* [Goal] Copy out all lines with the word "matplotlib" in them.

- - -

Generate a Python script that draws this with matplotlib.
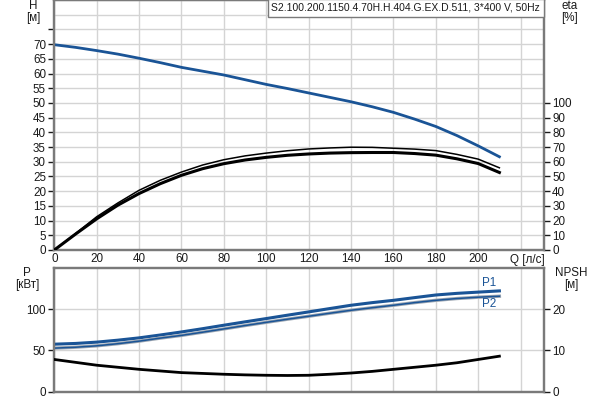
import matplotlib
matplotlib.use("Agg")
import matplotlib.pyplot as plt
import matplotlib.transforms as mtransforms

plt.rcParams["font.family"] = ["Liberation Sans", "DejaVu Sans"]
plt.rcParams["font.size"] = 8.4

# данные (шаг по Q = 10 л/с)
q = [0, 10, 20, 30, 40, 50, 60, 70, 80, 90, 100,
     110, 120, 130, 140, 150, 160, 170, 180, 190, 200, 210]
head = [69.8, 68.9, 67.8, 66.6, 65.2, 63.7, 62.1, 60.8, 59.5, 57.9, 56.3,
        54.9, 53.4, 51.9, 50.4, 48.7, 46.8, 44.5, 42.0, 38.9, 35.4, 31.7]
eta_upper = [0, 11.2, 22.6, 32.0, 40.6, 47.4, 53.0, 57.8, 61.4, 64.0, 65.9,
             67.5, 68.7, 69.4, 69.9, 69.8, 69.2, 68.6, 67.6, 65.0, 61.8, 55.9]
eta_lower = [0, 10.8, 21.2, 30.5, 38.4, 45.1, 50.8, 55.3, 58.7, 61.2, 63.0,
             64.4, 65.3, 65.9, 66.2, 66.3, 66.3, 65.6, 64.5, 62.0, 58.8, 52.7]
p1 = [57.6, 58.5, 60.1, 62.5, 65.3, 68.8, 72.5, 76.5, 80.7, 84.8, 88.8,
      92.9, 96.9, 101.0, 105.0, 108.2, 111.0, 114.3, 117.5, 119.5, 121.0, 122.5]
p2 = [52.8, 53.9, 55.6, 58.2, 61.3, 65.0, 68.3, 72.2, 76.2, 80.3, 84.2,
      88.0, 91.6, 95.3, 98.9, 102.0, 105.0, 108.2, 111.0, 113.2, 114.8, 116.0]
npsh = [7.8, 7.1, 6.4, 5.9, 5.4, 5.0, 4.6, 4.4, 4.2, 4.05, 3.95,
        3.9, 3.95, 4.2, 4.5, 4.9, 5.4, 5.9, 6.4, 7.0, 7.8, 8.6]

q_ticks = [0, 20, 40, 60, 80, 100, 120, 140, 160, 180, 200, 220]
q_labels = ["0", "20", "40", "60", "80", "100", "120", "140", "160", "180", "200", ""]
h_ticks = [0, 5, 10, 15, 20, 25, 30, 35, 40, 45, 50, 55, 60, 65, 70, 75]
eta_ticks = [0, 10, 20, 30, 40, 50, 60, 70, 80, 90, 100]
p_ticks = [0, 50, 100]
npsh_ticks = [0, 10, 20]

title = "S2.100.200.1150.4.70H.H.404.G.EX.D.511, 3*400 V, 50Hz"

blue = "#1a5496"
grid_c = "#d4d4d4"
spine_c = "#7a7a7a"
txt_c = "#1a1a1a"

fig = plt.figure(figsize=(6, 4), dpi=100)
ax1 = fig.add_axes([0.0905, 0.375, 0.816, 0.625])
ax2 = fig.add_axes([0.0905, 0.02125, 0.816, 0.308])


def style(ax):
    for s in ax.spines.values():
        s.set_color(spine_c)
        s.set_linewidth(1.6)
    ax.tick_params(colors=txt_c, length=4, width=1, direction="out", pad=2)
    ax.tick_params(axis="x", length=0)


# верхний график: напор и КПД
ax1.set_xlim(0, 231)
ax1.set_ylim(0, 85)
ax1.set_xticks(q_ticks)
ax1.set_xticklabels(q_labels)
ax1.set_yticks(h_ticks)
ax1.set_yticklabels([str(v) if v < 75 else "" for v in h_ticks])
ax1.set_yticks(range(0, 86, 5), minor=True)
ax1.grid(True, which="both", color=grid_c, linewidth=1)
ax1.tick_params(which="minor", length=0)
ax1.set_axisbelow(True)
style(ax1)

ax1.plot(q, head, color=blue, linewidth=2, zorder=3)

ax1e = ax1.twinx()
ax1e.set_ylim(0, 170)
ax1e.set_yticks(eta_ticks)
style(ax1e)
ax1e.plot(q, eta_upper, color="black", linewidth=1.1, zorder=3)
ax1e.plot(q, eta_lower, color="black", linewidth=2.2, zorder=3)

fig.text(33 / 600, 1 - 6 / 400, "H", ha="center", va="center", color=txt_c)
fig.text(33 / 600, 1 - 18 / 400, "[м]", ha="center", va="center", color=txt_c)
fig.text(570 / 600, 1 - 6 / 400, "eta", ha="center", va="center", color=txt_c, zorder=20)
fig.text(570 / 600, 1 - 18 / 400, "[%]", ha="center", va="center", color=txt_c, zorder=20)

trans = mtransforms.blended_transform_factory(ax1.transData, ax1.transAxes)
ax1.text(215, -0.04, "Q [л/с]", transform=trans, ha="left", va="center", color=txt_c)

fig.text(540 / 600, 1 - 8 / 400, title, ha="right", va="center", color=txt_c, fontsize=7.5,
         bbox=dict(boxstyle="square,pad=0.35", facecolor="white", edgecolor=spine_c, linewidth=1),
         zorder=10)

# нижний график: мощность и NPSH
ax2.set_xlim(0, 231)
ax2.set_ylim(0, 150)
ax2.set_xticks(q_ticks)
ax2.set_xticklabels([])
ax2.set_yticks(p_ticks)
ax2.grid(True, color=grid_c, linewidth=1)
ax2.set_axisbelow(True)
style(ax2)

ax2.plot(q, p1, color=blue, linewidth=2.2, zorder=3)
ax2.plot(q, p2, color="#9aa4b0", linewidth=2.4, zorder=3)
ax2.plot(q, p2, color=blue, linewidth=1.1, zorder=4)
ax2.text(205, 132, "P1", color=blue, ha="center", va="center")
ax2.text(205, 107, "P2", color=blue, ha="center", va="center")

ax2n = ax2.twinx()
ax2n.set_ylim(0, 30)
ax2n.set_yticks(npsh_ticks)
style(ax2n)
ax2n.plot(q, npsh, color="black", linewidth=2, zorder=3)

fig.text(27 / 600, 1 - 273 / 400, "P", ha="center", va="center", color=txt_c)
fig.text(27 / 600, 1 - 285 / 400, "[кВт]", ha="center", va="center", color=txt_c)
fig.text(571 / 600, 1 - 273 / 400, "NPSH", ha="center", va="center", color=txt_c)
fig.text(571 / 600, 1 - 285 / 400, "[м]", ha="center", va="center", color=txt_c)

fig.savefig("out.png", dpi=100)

- - -

* [Exercise solution]
Generate a Python script that draws this with matplotlib.
import matplotlib
matplotlib.use("Agg")
import matplotlib.pyplot as plt
import matplotlib.transforms as mtransforms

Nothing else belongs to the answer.